◆ Task to complete ◆
All lines in the data bearing the string "document" should be identified and copied.

◆ Given data ◆

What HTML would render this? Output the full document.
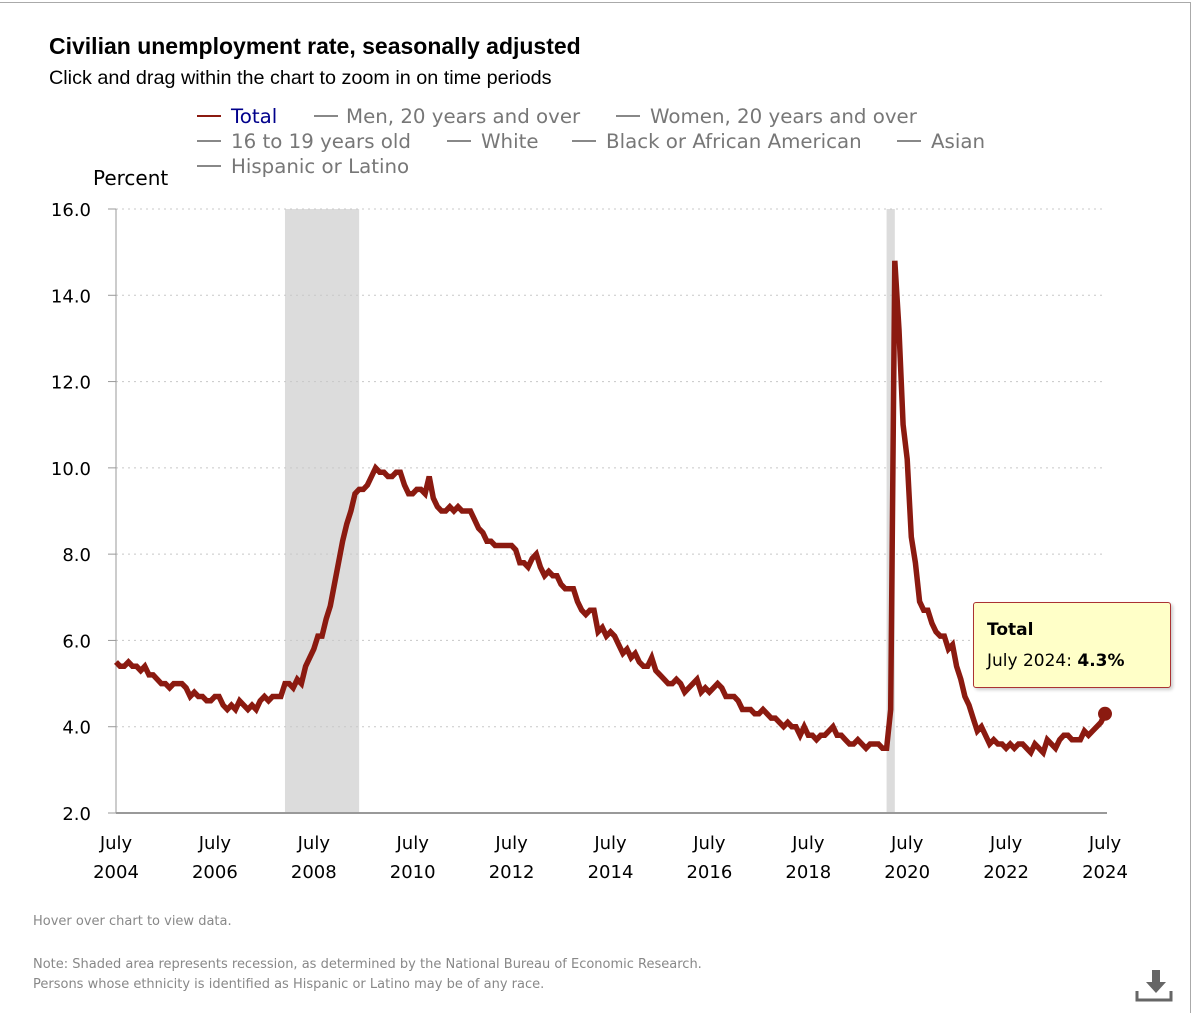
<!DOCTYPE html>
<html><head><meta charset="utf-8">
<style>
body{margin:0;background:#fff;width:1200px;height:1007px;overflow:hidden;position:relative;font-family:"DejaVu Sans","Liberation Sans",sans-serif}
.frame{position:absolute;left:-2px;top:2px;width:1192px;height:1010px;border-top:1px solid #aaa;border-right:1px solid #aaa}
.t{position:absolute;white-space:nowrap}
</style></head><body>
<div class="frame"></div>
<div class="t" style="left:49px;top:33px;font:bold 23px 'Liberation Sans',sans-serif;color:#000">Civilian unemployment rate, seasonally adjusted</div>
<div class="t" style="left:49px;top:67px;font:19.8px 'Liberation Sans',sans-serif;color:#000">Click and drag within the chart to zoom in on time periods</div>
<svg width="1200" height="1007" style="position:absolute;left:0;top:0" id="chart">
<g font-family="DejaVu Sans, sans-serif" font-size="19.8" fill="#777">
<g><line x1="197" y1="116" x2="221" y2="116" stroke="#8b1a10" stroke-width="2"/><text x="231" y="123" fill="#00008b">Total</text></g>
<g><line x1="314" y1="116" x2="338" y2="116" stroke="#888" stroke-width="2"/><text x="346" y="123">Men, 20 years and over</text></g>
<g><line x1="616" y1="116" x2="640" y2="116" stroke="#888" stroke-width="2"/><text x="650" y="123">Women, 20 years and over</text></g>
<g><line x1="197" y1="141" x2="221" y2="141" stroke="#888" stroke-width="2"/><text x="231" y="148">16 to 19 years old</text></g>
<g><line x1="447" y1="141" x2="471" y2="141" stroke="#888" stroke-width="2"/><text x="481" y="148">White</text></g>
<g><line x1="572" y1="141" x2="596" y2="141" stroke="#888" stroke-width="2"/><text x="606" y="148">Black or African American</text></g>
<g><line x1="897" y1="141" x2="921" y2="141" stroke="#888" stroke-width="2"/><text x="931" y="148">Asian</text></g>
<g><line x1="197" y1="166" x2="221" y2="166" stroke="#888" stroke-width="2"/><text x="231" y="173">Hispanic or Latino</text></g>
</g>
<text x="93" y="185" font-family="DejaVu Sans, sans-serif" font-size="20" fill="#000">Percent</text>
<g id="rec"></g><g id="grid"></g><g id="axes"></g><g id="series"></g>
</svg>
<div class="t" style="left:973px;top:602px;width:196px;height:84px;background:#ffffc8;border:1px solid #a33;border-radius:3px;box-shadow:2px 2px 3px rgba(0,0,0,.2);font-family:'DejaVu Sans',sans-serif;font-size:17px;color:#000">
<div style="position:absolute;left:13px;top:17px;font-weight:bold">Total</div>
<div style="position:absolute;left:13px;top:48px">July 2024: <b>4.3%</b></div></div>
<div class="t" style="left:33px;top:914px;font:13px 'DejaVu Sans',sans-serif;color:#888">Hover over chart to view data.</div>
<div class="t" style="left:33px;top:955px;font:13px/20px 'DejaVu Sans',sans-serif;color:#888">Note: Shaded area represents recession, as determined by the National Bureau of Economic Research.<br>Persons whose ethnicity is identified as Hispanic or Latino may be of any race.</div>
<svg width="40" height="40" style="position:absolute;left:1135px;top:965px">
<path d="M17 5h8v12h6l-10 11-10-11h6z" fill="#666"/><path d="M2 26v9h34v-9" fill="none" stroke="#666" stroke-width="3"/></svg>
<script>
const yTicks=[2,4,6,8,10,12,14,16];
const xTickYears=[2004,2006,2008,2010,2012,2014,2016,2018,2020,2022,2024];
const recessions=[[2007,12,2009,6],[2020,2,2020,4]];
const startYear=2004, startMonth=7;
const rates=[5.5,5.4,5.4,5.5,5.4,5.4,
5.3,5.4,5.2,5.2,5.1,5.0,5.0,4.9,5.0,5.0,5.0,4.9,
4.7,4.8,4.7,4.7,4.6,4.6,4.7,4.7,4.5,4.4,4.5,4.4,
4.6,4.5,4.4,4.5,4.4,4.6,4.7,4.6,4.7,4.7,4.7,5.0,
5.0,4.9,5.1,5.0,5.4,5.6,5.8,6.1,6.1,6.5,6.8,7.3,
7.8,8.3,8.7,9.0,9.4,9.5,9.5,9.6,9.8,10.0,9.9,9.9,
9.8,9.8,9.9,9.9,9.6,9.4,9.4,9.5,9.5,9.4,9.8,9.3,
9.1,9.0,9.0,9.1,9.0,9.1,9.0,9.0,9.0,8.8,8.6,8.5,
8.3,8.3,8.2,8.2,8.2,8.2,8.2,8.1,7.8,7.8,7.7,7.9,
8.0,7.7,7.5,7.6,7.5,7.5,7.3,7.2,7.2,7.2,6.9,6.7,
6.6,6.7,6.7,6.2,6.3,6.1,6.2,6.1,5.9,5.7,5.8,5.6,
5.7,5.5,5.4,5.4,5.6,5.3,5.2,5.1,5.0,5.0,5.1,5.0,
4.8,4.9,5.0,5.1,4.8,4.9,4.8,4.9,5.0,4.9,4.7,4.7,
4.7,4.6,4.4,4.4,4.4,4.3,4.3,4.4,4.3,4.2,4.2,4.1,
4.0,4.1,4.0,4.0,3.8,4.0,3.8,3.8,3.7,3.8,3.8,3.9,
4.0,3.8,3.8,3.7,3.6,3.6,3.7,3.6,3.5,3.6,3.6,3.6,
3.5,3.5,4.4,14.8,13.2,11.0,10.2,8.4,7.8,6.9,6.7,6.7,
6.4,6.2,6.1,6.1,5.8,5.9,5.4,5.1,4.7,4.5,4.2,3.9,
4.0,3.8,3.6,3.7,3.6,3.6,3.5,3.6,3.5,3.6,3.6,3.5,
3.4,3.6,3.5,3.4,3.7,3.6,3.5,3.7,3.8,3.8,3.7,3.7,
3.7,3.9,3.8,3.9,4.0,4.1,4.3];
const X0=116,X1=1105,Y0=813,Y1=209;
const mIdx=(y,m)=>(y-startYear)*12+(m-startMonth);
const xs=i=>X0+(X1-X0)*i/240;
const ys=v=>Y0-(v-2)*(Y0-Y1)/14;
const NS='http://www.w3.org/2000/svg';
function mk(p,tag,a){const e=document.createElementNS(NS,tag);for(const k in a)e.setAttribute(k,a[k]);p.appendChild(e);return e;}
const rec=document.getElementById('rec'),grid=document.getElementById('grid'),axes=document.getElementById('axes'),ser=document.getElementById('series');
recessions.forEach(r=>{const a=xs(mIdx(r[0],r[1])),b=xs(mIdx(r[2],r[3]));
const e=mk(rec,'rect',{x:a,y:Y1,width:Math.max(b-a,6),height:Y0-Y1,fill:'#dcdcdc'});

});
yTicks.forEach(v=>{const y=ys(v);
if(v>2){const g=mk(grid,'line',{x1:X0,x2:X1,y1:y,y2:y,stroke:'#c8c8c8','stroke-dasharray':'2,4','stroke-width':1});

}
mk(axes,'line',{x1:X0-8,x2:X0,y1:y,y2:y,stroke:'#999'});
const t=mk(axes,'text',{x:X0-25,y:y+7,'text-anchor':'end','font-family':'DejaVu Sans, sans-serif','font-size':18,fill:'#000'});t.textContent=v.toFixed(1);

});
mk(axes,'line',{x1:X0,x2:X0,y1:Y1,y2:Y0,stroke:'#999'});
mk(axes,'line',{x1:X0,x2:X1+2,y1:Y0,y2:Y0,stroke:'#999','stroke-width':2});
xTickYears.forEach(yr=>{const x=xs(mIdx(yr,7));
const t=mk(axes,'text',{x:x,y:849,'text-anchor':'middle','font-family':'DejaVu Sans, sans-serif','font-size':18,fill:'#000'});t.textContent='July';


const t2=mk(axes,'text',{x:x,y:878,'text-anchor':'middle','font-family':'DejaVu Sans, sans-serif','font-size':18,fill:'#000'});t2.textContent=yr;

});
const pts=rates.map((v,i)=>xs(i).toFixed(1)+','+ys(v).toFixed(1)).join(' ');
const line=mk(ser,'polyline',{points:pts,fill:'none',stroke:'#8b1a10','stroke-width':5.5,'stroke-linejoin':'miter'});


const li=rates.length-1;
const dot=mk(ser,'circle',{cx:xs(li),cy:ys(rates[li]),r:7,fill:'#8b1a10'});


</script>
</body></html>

◆ Final result ◆
What HTML would render this? Output the full document.
function mk(p,tag,a){const e=document.createElementNS(NS,tag);for(const k in a)e.setAttribute(k,a[k]);p.appendChild(e);return e;}
const rec=document.getElementById('rec'),grid=document.getElementById('grid'),axes=document.getElementById('axes'),ser=document.getElementById('series');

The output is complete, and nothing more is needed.